A law aimed at preventing the Internal Revenue Service (IRS) from collecting reporting information from decentralized finance (DeFi) entities may soon be signed into law by President Trump.
According to sources familiar with the situation, the Senate is poised to vote for the second time on the Congressional Review Act (CRA) resolution designed to repeal the IRS’s controversial ‘DeFi broker rule,’ which was enacted during the final days of the Biden administration.
Possible First Crypto Bill
The existing rule mandates that decentralized crypto entities adhere to standard IRS reporting requirements, a move critics argue could stifle innovation and place unnecessary burdens on the DeFi sector.
The Senate’s initial passage of the CRA on March 4 received broad bipartisan support, with a vote of 70-27, followed by the House’s approval on March 11 with a 292-132 vote.
However, due to constitutional requirements stipulating that federal budget-related bills must originate in the House, a second Senate vote is necessary.
Texas Republican Senator Ted Cruz, who introduced the CRA, hailed the Senate’s earlier vote as “a victory for American innovation.”
If the Senate successfully passes the CRA again, it will be sent to President Trump’s desk for signature, potentially marking the first crypto-related bill to become law.
Crypto Coalition Urges Congress To Address DOJ’s DeFi Overreach
In a parallel development, a coalition of over 30 crypto companies has expressed concerns regarding the Department of Justice’s (DOJ) interpretation of laws related to ‘unlicensed money transmitting businesses.’

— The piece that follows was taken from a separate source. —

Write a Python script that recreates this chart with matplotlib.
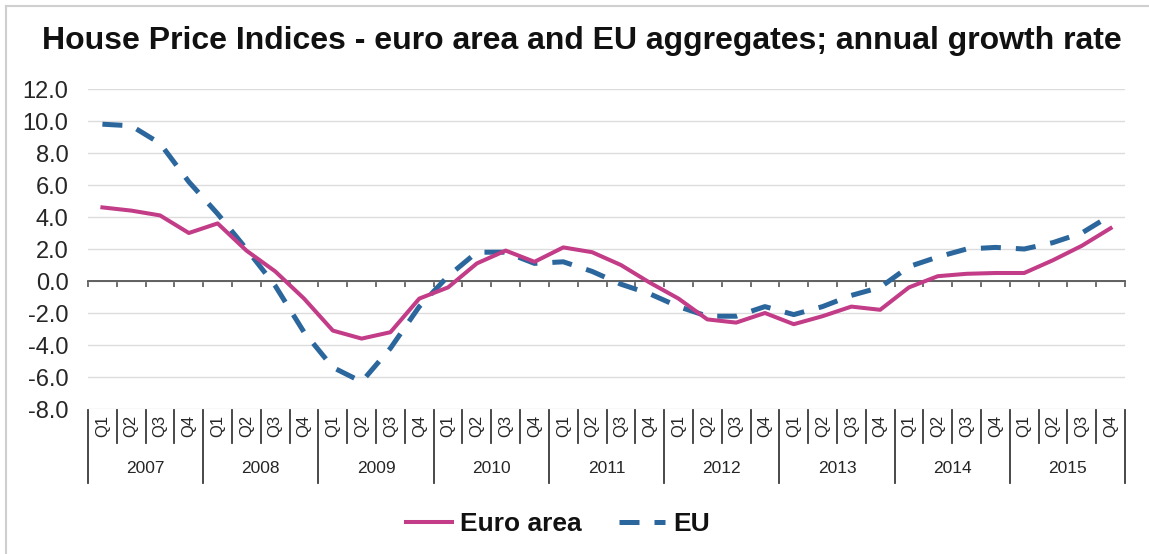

This coalition, led by the DeFi Education Fund, sent a letter to key Senate and House committees urging action against what they perceive as “an overreach by the DOJ.”
The letter was co-signed by major industry players, including exchanges Coinbase and Kraken, venture capital firms A16z, Multicoin Capital, and Paradigm, as well as self-custody companies Exodus and Ledger.
The letter criticizes the DOJ’s classification of DeFi platforms as money transmitting businesses, which could expose software developers to criminal liability for facilitating illicit financial activities.
The signatories argue that the DOJ’s interpretation of Section 1960 of the US criminal code is overly broad and threatens developers who do not directly handle customer funds.
They also highlight contradictions with previous guidance from the Financial Crimes Enforcement Network (FinCEN), which excluded developers from being classified as money transmitters.
The issue gained urgency following the DOJ’s criminal charges against Roman Storm, a co-creator of the crypto mixer Tornado Cash, for allegedly operating an unlicensed money transmitting business.
This case marked the first time the DOJ applied criminal charges to DeFi developers, raising alarms in the industry about the potential for “regulation by criminal indictment.”
Amanda Tuminelli, Executive Director and Chief Legal Officer of the DeFi Education Fund, emphasized the coalition’s commitment to seeking clarity from Congress regarding Section 1960, thanking the diverse group of crypto participants who united to defend software developers’ rights against the DOJ’s aggressive stance.